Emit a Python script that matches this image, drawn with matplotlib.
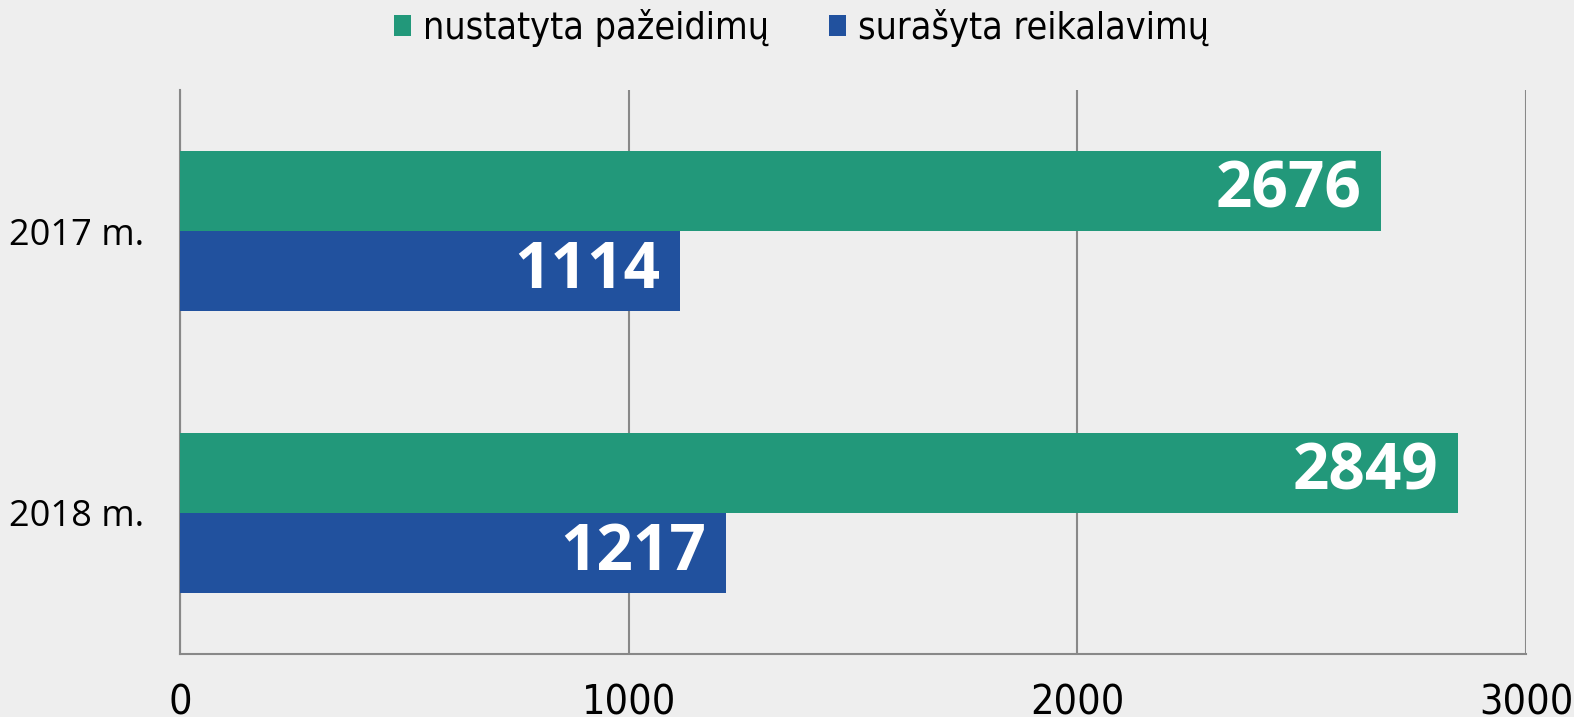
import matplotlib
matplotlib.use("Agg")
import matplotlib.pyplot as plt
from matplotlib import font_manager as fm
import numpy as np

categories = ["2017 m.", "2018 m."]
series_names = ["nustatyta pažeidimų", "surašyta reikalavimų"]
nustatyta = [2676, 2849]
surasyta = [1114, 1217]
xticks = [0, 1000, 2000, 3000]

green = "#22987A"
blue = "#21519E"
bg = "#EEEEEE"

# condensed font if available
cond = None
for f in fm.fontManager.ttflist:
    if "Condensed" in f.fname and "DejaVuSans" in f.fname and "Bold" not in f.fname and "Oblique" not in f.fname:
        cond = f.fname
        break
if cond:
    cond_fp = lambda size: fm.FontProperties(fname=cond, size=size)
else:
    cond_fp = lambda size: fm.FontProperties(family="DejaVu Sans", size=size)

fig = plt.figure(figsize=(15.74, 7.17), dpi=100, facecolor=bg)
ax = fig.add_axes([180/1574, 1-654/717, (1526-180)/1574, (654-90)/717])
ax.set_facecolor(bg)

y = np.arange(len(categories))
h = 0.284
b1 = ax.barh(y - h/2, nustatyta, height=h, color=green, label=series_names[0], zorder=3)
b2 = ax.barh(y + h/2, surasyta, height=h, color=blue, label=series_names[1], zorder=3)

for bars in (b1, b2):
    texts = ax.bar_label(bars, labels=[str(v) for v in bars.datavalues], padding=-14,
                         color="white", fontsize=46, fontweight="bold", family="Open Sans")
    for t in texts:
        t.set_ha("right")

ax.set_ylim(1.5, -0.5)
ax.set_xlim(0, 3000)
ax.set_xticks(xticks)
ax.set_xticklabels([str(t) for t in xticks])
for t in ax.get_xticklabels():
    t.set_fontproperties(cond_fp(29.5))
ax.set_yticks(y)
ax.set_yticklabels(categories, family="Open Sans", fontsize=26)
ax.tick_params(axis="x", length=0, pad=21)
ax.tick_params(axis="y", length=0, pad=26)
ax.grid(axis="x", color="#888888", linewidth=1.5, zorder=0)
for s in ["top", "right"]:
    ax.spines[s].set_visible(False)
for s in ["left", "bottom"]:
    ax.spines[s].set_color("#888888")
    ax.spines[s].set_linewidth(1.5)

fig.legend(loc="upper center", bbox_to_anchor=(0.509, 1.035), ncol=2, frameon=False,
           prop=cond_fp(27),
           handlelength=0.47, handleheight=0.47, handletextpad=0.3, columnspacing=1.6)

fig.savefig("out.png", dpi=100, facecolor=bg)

----

Copy out every line of the material above exactly, skipping the pictures.

Emit a Python script that matches this image, drawn with matplotlib.
import matplotlib
matplotlib.use("Agg")
import matplotlib.pyplot as plt
from matplotlib import font_manager as fm
import numpy as np

categories = ["2017 m.", "2018 m."]
series_names = ["nustatyta pažeidimų", "surašyta reikalavimų"]
nustatyta = [2676, 2849]
surasyta = [1114, 1217]
xticks = [0, 1000, 2000, 3000]

green = "#22987A"
blue = "#21519E"
bg = "#EEEEEE"

# condensed font if available
cond = None
for f in fm.fontManager.ttflist:
    if "Condensed" in f.fname and "DejaVuSans" in f.fname and "Bold" not in f.fname and "Oblique" not in f.fname:
        cond = f.fname
        break
if cond:
    cond_fp = lambda size: fm.FontProperties(fname=cond, size=size)
else:
    cond_fp = lambda size: fm.FontProperties(family="DejaVu Sans", size=size)

fig = plt.figure(figsize=(15.74, 7.17), dpi=100, facecolor=bg)
ax = fig.add_axes([180/1574, 1-654/717, (1526-180)/1574, (654-90)/717])
ax.set_facecolor(bg)

y = np.arange(len(categories))
h = 0.284
b1 = ax.barh(y - h/2, nustatyta, height=h, color=green, label=series_names[0], zorder=3)
b2 = ax.barh(y + h/2, surasyta, height=h, color=blue, label=series_names[1], zorder=3)

for bars in (b1, b2):
    texts = ax.bar_label(bars, labels=[str(v) for v in bars.datavalues], padding=-14,
                         color="white", fontsize=46, fontweight="bold", family="Open Sans")
    for t in texts:
        t.set_ha("right")

ax.set_ylim(1.5, -0.5)
ax.set_xlim(0, 3000)
ax.set_xticks(xticks)
ax.set_xticklabels([str(t) for t in xticks])
for t in ax.get_xticklabels():
    t.set_fontproperties(cond_fp(29.5))
ax.set_yticks(y)
ax.set_yticklabels(categories, family="Open Sans", fontsize=26)
ax.tick_params(axis="x", length=0, pad=21)
ax.tick_params(axis="y", length=0, pad=26)
ax.grid(axis="x", color="#888888", linewidth=1.5, zorder=0)
for s in ["top", "right"]:
    ax.spines[s].set_visible(False)
for s in ["left", "bottom"]:
    ax.spines[s].set_color("#888888")
    ax.spines[s].set_linewidth(1.5)

fig.legend(loc="upper center", bbox_to_anchor=(0.509, 1.035), ncol=2, frameon=False,
           prop=cond_fp(27),
           handlelength=0.47, handleheight=0.47, handletextpad=0.3, columnspacing=1.6)

fig.savefig("out.png", dpi=100, facecolor=bg)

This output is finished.